EXERCISE REQUIREMENTS: Reproduce word for word the lines from the beginning of the entries to the line with "plt.rcParams['font.family'] = ['Open", both included, but none of the pictures.

────────

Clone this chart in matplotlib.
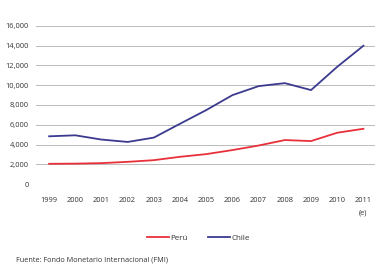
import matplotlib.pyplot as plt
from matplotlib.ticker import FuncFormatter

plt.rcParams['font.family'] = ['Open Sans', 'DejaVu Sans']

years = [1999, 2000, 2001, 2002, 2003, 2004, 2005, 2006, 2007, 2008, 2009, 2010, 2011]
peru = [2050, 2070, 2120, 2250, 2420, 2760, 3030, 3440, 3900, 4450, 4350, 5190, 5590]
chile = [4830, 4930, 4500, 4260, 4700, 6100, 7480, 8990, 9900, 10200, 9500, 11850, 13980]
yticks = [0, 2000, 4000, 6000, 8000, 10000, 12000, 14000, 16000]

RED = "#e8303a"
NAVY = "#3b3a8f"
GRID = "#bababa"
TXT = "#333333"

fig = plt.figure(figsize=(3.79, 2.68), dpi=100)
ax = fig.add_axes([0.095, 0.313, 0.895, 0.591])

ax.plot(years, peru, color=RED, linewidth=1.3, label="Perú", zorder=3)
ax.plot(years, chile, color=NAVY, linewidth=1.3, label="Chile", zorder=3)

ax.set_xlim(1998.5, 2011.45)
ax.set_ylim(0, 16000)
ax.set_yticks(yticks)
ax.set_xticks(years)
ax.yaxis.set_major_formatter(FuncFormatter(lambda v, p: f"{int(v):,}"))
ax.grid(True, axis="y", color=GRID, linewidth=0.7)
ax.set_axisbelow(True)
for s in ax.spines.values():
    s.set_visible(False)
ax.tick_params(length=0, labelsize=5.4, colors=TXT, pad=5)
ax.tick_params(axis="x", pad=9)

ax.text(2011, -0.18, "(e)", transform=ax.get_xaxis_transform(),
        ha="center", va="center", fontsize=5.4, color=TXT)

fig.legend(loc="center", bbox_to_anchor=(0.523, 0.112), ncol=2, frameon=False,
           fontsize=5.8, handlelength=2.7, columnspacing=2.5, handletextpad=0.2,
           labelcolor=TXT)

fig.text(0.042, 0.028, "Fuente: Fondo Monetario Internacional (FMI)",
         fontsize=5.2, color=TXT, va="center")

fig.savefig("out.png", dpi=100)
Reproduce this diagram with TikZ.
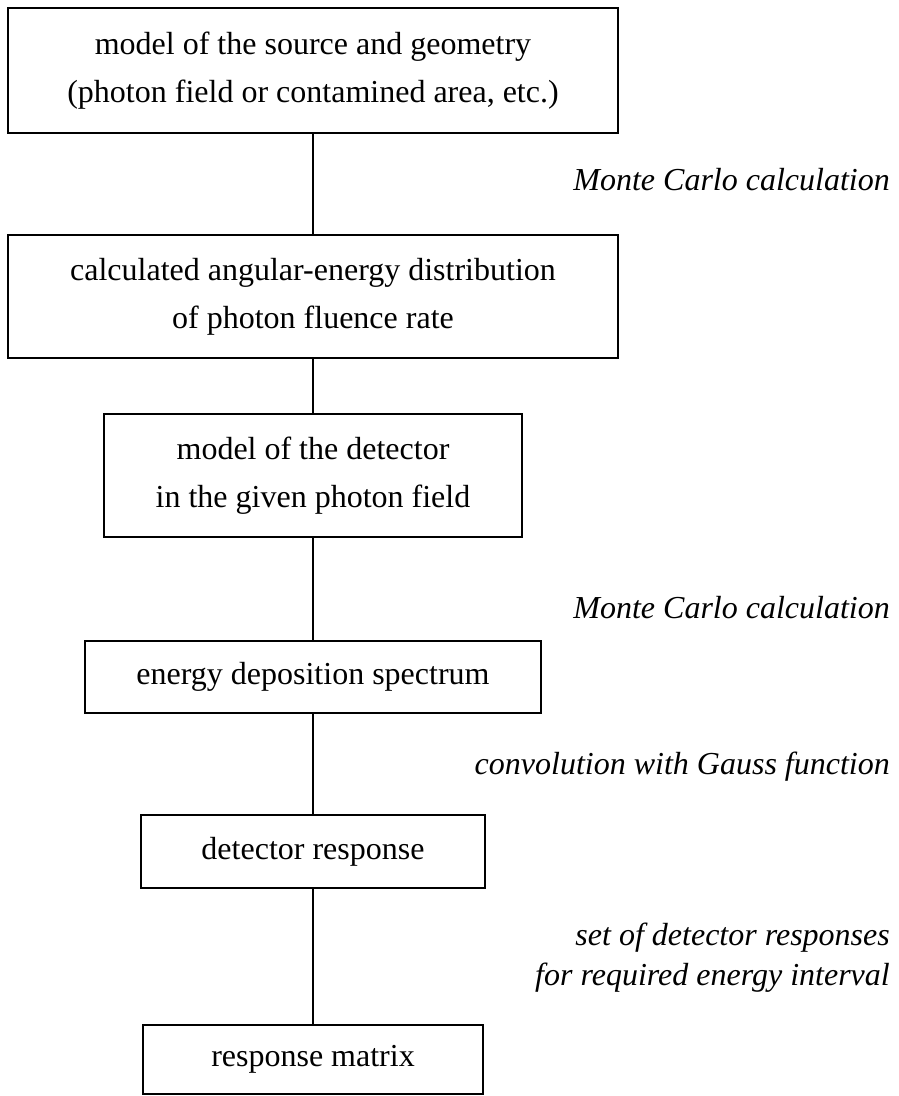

────────

THE COMPLETED TASK:
Clone this chart in matplotlib.
import matplotlib.pyplot as plt
from matplotlib.ticker import FuncFormatter

plt.rcParams['font.family'] = ['Open Sans', 'DejaVu Sans']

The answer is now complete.